Joel grew up in Glenview, IL, right outside of Chicago. As a young Marine, he served in Operation Desert Storm. After a 10 year break from the service, he joined the Army in 2002 where he served two tours in Iraq as an Army Medic. He returned from his second deployment to Iraq in 2009 addicted to pain medications after being the first responder for a young soldier who died by suicide. He served in the Army for 15 years. He was two months away from graduating from massage therapy school in Colorado when he took his own life August 13, 2015.
Joel’s favorite teams were the Cubs and Bears.
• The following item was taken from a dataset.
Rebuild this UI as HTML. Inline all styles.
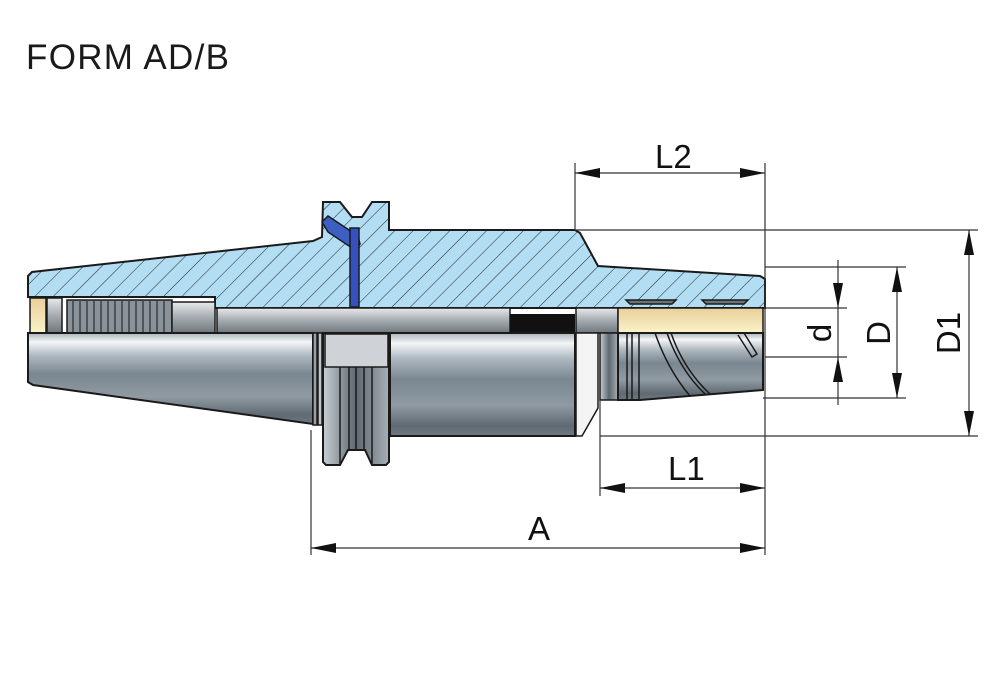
<!DOCTYPE html>
<html><head><meta charset="utf-8"><style>
html,body{margin:0;padding:0;background:#fff;}
svg{display:block;}
</style></head><body>
<svg width="1000" height="694" viewBox="0 0 1000 694" xmlns="http://www.w3.org/2000/svg" font-family="Liberation Sans, Arial, sans-serif">
<defs>
<pattern id="hatch" patternUnits="userSpaceOnUse" width="13" height="13" patternTransform="rotate(45)">
<rect width="13" height="13" fill="#b3ddf2"/>
<line x1="0" y1="0" x2="0" y2="13" stroke="#1a2630" stroke-width="1"/>
</pattern>
<linearGradient id="steel" x1="0" y1="0" x2="0" y2="1">
<stop offset="0" stop-color="#aab3bb"/>
<stop offset="0.1" stop-color="#f4f6f8"/>
<stop offset="0.25" stop-color="#aeb8c0"/>
<stop offset="0.45" stop-color="#7a8690"/>
<stop offset="0.7" stop-color="#8f9aa2"/>
<stop offset="0.9" stop-color="#5f6a72"/>
<stop offset="1" stop-color="#6e7880"/>
</linearGradient>
<linearGradient id="bore" x1="0" y1="0" x2="0" y2="1">
<stop offset="0" stop-color="#e8eaec"/>
<stop offset="0.5" stop-color="#a5abb0"/>
<stop offset="1" stop-color="#6f777d"/>
</linearGradient>
<linearGradient id="brass" x1="0" y1="0" x2="0" y2="1">
<stop offset="0" stop-color="#e9cf9a"/>
<stop offset="1" stop-color="#faf3c8"/>
</linearGradient>
<linearGradient id="ring" x1="0" y1="0" x2="1" y2="0">
<stop offset="0" stop-color="#c7ced4"/>
<stop offset="0.5" stop-color="#5e686f"/>
<stop offset="1" stop-color="#a8b0b6"/>
</linearGradient>
</defs>

<text x="26" y="69" font-size="35" fill="#1a1a1a" textLength="203">FORM AD/B</text>

<path d="M28,276 L32,272 L313,241 L322,237 L323,202 L340,202 L352,217 L362,217 L372,202 L389,202 L389,230 L575,230 L580,233 L598,266 L760,276 L765,279 L765,308 L215,308 L215,297 L28,297 Z" fill="url(#hatch)" stroke="#1a1a1a" stroke-width="2"/>
<rect x="30" y="298" width="16" height="35" fill="url(#brass)" stroke="#1a1a1a" stroke-width="1.5"/>
<rect x="47" y="298" width="15" height="35" fill="url(#bore)" stroke="#1a1a1a" stroke-width="1.5"/>
<rect x="67" y="300" width="105" height="33" fill="#8a9399" stroke="#1a1a1a" stroke-width="1.5"/>
<g stroke="#3a4248" stroke-width="1.5">
<line x1="73" y1="300" x2="73" y2="333"/><line x1="80" y1="300" x2="80" y2="333"/><line x1="87" y1="300" x2="87" y2="333"/><line x1="94" y1="300" x2="94" y2="333"/><line x1="101" y1="300" x2="101" y2="333"/><line x1="108" y1="300" x2="108" y2="333"/><line x1="115" y1="300" x2="115" y2="333"/><line x1="122" y1="300" x2="122" y2="333"/><line x1="129" y1="300" x2="129" y2="333"/><line x1="136" y1="300" x2="136" y2="333"/><line x1="143" y1="300" x2="143" y2="333"/><line x1="150" y1="300" x2="150" y2="333"/><line x1="157" y1="300" x2="157" y2="333"/><line x1="164" y1="300" x2="164" y2="333"/>
</g>
<rect x="172" y="302" width="43" height="31" fill="url(#bore)" stroke="#1a1a1a" stroke-width="1.5"/>
<rect x="217" y="308" width="293" height="25" fill="url(#bore)" stroke="#1a1a1a" stroke-width="1.5"/>
<rect x="510" y="314" width="65" height="19" fill="#111"/>
<rect x="576" y="308" width="42" height="25" fill="url(#bore)" stroke="#1a1a1a" stroke-width="1.5"/>
<rect x="618" y="308" width="145" height="25" fill="url(#brass)" stroke="#1a1a1a" stroke-width="1.5"/>
<path d="M626,300 L676,300 L672,304 L630,304 Z" fill="#6a7278" stroke="#1a1a1a" stroke-width="1.5"/>
<path d="M702,300 L748,300 L744,304 L706,304 Z" fill="#6a7278" stroke="#1a1a1a" stroke-width="1.5"/>
<path d="M322,222 L328,216 L358,236 L360,244 L356,250 L352,248 L328,232 Z" fill="#3d5fc4" stroke="#1a1a1a" stroke-width="1.5"/>
<rect x="350" y="228" width="9" height="79" fill="#3650c0" stroke="#1a1a1a" stroke-width="1.5"/>

<path d="M28,333 L28,382 L33,385 L313,424 L313,333 Z" fill="url(#steel)" stroke="#1a1a1a" stroke-width="2"/>
<rect x="313" y="333" width="4" height="92" fill="#9aa3aa" stroke="#1a1a1a" stroke-width="1.5"/>
<rect x="318" y="333" width="4" height="92" fill="#c0c7cc" stroke="#1a1a1a" stroke-width="1.5"/>
<path d="M323,333 L389,333 L389,462 L386,465 L372,465 L365,450 L348,450 L340,465 L326,465 L323,462 Z" fill="url(#ring)" stroke="#1a1a1a" stroke-width="2"/>
<rect x="325" y="334" width="63" height="33" fill="#cfd3d7" stroke="#1a1a1a" stroke-width="1.5"/>
<g stroke="#1a1a1a" stroke-width="1.5" fill="none">
<line x1="340" y1="367" x2="340" y2="465"/><line x1="349" y1="367" x2="349" y2="450"/><line x1="356" y1="367" x2="356" y2="450"/><line x1="364" y1="367" x2="364" y2="450"/><line x1="372" y1="367" x2="372" y2="465"/>
</g>
<rect x="390" y="333" width="185" height="103" fill="url(#steel)" stroke="#1a1a1a" stroke-width="2"/>
<path d="M576,333 L598,333 L598,408 L582,436 L576,436 Z" fill="#f4f4f4" stroke="#1a1a1a" stroke-width="1.5"/>
<rect x="600" y="333" width="18" height="67" fill="url(#ring)" stroke="#1a1a1a" stroke-width="1.5"/>
<path d="M618,333 L763,333 L763,390 L640,400 L618,400 Z" fill="url(#steel)" stroke="#1a1a1a" stroke-width="2"/>
<g stroke="#1a1a1a" stroke-width="1.5" fill="none">
<line x1="627" y1="333" x2="627" y2="399"/><line x1="632" y1="333" x2="632" y2="399"/><line x1="639" y1="333" x2="639" y2="399"/>
<path d="M655,333 Q668,370 690,396"/><path d="M667,333 Q680,370 705,394"/><path d="M671,333 Q684,370 710,394"/>
<path d="M738,335 L752,357 L757,354 L744,333"/>
</g>

<g stroke="#333" stroke-width="1.2" fill="none">
<line x1="575" y1="163" x2="575" y2="230"/>
<line x1="765" y1="163" x2="765" y2="555"/>
<line x1="575" y1="230" x2="978" y2="230"/>
<line x1="765" y1="267" x2="906" y2="267"/>
<line x1="765" y1="308" x2="847" y2="308"/>
<line x1="765" y1="357" x2="847" y2="357"/>
<line x1="763" y1="398" x2="906" y2="398"/>
<line x1="600" y1="436" x2="978" y2="436"/>
<line x1="600" y1="400" x2="600" y2="496"/>
<line x1="311" y1="430" x2="311" y2="555"/>
<line x1="575" y1="173" x2="765" y2="173"/>
<line x1="600" y1="488" x2="765" y2="488"/>
<line x1="311" y1="548" x2="765" y2="548"/>
<line x1="969" y1="230" x2="969" y2="436"/>
<line x1="897" y1="267" x2="897" y2="398"/>
<line x1="838" y1="260" x2="838" y2="405"/>
</g>
<g fill="#111">
<path d="M575,173 l25,-5 v10 z"/><path d="M765,173 l-25,-5 v10 z"/>
<path d="M600,488 l25,-5 v10 z"/><path d="M765,488 l-25,-5 v10 z"/>
<path d="M311,548 l25,-5 v10 z"/><path d="M765,548 l-25,-5 v10 z"/>
<path d="M969,230 l-5,25 h10 z"/><path d="M969,436 l-5,-25 h10 z"/>
<path d="M897,267 l-5,25 h10 z"/><path d="M897,398 l-5,-25 h10 z"/>
<path d="M838,308 l-5,-25 h10 z"/><path d="M838,357 l-5,25 h10 z"/>
</g>
<g font-size="33" fill="#111">
<text x="655" y="168">L2</text>
<text x="668" y="480">L1</text>
<text x="528" y="540">A</text>
<text transform="translate(831,333) rotate(-90)" text-anchor="middle">d</text>
<text transform="translate(890,333) rotate(-90)" text-anchor="middle">D</text>
<text transform="translate(960,333) rotate(-90)" text-anchor="middle">D1</text>
</g>
</svg>
</body></html>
He loved Van Gogh, art, photography, movies (especially Cohen Brothers) and music.
Joel has three children: a son, Dylan, and his daughters, Ava and Emma.
States he called home include North Carolina (where he served in the USMC), Virginia, and Colorado.
A couple of years before his death, Joel was featured in a documentary about military suicides called “The Hidden Enemy” which explores the impact of psychiatric medications.
“I didn’t see the emergence of psychiatry in the Army until I suffered my own injury, and then it was like, it was a flood,” said former U.S. Army Sgt. Joel Kort.
“I know that I’ve been on Ambien, Seroquel, Paxil, the big ones. Also, a very dangerous drug called Abilify. It kind of puts whatever meds you’re on, on steroids,” said Kort, who’s featured in the documentary. Kort’s experience with a virtual cocktail of psychiatric drugs has fast become the norm in military mental health treatment, said CCHR’s Kelly Patricia O’Meara.
“The problem, as exposed by ‘The Hidden Enemy’ is that the majority of psychiatric drug cocktails have never been studied in combination by national drug regulatory agencies,” O’Meara said.